--- START OF Data entries ---

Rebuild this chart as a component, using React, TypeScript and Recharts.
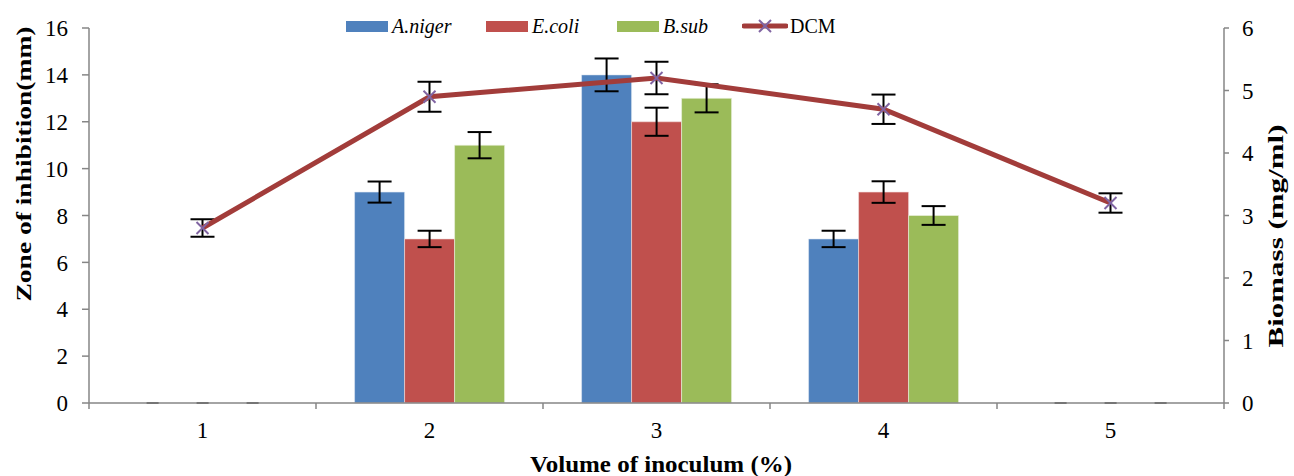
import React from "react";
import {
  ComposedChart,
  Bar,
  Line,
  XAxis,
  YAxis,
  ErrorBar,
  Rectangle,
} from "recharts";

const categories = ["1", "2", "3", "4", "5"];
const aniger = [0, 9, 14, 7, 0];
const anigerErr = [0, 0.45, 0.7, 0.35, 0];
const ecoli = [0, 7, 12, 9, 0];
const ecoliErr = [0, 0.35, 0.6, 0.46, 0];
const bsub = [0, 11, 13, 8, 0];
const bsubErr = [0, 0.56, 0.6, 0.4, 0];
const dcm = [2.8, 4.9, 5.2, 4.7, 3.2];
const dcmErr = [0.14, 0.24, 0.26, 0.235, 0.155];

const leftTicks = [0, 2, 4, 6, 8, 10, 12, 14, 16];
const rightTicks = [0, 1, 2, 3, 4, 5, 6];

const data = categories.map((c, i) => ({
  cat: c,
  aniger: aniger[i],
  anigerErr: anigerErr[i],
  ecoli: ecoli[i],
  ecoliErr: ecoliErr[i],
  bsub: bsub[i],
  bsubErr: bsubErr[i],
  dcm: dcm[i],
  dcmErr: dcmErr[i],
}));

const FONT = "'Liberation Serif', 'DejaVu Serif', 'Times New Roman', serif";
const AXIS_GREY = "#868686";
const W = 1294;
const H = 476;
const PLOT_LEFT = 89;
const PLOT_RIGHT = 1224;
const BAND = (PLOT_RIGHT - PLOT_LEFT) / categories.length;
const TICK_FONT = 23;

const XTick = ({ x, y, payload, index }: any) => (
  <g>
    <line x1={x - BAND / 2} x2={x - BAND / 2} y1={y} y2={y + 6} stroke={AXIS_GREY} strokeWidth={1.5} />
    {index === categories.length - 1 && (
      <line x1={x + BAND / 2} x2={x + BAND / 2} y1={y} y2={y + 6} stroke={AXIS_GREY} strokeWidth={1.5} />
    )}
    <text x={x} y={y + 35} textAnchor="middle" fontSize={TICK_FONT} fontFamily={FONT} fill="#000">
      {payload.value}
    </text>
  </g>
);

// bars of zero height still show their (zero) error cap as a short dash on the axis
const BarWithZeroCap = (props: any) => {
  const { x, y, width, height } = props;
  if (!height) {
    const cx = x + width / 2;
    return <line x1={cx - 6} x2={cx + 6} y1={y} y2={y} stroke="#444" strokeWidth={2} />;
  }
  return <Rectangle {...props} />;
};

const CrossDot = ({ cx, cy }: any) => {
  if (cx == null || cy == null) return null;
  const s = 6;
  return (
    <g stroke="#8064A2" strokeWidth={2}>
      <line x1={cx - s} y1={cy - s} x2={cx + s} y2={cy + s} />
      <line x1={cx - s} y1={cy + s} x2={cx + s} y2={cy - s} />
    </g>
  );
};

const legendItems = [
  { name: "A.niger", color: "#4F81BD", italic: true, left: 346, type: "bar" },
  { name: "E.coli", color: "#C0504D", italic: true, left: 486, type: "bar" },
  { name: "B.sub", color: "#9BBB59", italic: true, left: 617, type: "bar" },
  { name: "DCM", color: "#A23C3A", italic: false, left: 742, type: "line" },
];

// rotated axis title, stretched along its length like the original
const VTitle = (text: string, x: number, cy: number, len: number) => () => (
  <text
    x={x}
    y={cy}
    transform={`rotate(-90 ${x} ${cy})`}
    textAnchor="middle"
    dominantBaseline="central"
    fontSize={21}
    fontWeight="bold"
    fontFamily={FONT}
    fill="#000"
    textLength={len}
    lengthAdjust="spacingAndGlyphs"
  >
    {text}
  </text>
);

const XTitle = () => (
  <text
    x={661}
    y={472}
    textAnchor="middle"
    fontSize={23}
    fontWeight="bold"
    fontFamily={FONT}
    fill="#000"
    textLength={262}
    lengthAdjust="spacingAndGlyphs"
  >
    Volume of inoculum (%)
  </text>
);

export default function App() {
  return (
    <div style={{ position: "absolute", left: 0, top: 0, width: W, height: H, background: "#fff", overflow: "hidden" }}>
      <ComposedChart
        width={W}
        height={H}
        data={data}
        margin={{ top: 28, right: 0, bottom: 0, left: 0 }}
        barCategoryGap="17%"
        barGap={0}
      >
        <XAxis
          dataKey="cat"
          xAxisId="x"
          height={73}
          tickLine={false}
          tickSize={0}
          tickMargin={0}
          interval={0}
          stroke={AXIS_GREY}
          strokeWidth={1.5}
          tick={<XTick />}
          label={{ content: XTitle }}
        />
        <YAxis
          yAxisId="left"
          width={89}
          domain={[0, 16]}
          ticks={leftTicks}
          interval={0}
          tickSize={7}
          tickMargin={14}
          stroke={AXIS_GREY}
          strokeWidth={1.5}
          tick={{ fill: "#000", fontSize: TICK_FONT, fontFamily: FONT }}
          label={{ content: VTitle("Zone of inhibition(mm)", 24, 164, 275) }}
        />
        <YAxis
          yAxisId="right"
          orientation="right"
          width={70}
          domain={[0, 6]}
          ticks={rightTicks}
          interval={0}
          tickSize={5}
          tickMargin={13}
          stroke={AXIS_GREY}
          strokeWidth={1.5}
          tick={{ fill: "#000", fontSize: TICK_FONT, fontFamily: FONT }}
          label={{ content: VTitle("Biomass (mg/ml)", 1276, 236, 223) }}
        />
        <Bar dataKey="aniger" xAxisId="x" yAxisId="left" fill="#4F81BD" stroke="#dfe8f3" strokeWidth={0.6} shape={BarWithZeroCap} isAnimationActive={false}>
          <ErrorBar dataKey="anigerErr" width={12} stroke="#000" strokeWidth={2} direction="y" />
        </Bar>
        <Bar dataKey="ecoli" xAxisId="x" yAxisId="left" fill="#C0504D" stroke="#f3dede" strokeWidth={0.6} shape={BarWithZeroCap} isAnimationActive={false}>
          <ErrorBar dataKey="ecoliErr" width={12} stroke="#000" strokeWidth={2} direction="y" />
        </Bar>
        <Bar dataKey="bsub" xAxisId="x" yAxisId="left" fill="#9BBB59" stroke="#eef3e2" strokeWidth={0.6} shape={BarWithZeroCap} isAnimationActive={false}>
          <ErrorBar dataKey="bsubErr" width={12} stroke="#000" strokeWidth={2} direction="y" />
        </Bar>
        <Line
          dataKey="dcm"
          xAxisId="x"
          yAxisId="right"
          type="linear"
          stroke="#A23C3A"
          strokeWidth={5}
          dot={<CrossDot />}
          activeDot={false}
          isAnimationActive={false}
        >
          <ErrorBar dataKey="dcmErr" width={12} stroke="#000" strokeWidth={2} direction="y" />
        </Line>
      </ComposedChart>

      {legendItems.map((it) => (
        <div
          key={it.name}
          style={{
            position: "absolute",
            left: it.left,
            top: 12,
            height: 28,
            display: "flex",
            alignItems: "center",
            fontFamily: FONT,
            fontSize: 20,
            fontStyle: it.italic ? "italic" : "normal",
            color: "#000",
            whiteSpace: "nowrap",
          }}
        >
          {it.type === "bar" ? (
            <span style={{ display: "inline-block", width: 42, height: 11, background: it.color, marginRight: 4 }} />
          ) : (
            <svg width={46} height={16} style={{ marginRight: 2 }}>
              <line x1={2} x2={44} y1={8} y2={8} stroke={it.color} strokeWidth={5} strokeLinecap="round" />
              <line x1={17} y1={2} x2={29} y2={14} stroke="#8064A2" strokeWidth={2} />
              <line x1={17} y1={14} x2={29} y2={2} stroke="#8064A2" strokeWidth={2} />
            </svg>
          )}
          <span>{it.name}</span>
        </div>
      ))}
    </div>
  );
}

--- END OF Data entries ---
--- START OF Data entries ---

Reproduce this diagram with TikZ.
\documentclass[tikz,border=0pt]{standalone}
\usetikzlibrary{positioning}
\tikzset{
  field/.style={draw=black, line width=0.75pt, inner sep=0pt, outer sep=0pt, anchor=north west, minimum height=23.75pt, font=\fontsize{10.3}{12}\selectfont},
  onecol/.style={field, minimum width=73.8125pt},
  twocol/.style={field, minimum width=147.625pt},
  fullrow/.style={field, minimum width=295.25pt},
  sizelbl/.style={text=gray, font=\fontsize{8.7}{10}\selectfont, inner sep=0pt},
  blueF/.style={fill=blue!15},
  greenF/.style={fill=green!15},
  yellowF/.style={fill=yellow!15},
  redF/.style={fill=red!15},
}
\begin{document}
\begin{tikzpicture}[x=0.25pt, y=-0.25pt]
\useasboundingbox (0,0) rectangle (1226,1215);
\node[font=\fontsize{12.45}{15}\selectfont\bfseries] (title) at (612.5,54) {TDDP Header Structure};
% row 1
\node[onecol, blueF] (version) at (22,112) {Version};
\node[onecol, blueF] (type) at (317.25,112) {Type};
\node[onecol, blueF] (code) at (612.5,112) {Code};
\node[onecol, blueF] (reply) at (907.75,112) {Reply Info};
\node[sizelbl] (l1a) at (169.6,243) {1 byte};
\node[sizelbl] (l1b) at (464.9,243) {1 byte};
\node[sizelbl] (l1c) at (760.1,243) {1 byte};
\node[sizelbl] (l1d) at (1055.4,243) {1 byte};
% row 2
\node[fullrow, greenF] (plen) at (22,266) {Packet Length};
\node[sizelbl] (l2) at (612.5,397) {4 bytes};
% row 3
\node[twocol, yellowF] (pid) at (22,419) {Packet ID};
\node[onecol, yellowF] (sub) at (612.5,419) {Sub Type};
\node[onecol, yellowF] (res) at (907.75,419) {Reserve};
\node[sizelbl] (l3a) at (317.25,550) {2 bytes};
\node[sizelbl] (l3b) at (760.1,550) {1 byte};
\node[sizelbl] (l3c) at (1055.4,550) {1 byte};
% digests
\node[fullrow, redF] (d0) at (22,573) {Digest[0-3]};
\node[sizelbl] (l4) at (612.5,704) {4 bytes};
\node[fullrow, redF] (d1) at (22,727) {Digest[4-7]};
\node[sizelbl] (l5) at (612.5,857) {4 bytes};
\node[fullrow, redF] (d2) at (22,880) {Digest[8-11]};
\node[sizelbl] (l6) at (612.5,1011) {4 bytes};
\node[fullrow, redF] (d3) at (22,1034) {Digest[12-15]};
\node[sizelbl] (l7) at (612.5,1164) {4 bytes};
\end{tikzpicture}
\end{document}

--- END OF Data entries ---
--- START OF Data entries ---

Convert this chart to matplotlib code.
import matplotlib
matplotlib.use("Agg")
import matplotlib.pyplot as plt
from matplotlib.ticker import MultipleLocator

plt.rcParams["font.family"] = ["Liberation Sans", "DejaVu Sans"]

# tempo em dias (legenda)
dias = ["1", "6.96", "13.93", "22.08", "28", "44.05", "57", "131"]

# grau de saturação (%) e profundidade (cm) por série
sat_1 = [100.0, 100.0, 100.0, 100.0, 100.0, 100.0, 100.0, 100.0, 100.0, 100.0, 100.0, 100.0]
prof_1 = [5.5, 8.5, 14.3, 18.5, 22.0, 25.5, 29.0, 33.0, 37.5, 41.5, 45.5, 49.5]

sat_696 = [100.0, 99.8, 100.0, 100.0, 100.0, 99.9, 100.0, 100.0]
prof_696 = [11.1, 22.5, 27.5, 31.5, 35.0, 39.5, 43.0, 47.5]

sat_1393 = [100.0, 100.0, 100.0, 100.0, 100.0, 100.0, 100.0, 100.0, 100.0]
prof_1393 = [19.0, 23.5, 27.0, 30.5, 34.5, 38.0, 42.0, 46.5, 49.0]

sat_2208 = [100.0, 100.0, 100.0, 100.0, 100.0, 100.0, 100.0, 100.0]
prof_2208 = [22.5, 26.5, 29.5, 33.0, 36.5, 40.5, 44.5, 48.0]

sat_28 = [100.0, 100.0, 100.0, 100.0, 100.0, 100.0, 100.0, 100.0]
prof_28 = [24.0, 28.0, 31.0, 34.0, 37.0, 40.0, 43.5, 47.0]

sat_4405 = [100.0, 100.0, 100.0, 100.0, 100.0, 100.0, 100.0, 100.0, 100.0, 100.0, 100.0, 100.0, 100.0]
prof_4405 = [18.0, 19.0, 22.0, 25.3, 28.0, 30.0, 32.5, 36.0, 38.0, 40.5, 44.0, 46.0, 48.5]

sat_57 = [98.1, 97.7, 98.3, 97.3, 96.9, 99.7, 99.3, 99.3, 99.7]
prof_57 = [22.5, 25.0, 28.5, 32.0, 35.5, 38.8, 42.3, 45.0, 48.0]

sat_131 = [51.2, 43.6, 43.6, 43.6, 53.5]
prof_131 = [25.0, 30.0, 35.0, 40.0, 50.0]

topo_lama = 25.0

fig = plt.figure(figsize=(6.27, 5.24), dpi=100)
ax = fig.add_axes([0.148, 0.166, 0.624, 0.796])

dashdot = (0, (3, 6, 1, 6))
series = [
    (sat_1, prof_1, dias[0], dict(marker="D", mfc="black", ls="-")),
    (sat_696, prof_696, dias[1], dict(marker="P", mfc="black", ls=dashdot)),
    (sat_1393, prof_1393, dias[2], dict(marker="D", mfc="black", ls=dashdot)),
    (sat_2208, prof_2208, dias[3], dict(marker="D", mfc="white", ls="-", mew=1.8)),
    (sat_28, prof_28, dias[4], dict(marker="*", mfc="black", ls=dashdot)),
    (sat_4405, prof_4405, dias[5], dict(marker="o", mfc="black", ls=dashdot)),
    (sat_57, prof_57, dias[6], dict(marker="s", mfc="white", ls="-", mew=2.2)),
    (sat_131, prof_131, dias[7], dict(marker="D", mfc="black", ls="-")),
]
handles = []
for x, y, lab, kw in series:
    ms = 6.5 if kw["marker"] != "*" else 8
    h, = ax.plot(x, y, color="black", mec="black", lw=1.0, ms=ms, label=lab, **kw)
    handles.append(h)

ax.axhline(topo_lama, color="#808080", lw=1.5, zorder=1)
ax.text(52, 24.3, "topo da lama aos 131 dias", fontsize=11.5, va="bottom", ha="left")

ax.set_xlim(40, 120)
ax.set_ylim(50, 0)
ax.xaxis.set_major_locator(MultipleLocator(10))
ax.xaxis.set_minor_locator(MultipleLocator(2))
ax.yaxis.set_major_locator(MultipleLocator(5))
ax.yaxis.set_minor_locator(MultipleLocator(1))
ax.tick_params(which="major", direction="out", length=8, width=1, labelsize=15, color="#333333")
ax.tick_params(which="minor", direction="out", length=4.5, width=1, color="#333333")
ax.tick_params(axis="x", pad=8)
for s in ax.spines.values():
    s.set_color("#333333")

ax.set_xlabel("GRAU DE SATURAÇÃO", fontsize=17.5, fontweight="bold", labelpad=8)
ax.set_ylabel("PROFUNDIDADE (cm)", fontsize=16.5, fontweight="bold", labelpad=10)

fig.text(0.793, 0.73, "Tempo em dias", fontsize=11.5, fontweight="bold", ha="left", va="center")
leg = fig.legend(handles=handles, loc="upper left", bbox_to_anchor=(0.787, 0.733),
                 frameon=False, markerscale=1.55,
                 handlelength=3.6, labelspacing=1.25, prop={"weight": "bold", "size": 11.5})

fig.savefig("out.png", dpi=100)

--- END OF Data entries ---

▶ **Problem requirements**: Using the data above, which lines fall from the one with "Rebuild this chart" through the one with "const TICK_FONT = 23;"? Repeat them exactly, ends included, minus any pictures.

▶ **Result for this exercise**:
Rebuild this chart as a component, using React, TypeScript and Recharts.
import React from "react";
import {
  ComposedChart,
  Bar,
  Line,
  XAxis,
  YAxis,
  ErrorBar,
  Rectangle,
} from "recharts";

const categories = ["1", "2", "3", "4", "5"];
const aniger = [0, 9, 14, 7, 0];
const anigerErr = [0, 0.45, 0.7, 0.35, 0];
const ecoli = [0, 7, 12, 9, 0];
const ecoliErr = [0, 0.35, 0.6, 0.46, 0];
const bsub = [0, 11, 13, 8, 0];
const bsubErr = [0, 0.56, 0.6, 0.4, 0];
const dcm = [2.8, 4.9, 5.2, 4.7, 3.2];
const dcmErr = [0.14, 0.24, 0.26, 0.235, 0.155];

const leftTicks = [0, 2, 4, 6, 8, 10, 12, 14, 16];
const rightTicks = [0, 1, 2, 3, 4, 5, 6];

const data = categories.map((c, i) => ({
  cat: c,
  aniger: aniger[i],
  anigerErr: anigerErr[i],
  ecoli: ecoli[i],
  ecoliErr: ecoliErr[i],
  bsub: bsub[i],
  bsubErr: bsubErr[i],
  dcm: dcm[i],
  dcmErr: dcmErr[i],
}));

const FONT = "'Liberation Serif', 'DejaVu Serif', 'Times New Roman', serif";
const AXIS_GREY = "#868686";
const W = 1294;
const H = 476;
const PLOT_LEFT = 89;
const PLOT_RIGHT = 1224;
const BAND = (PLOT_RIGHT - PLOT_LEFT) / categories.length;
const TICK_FONT = 23;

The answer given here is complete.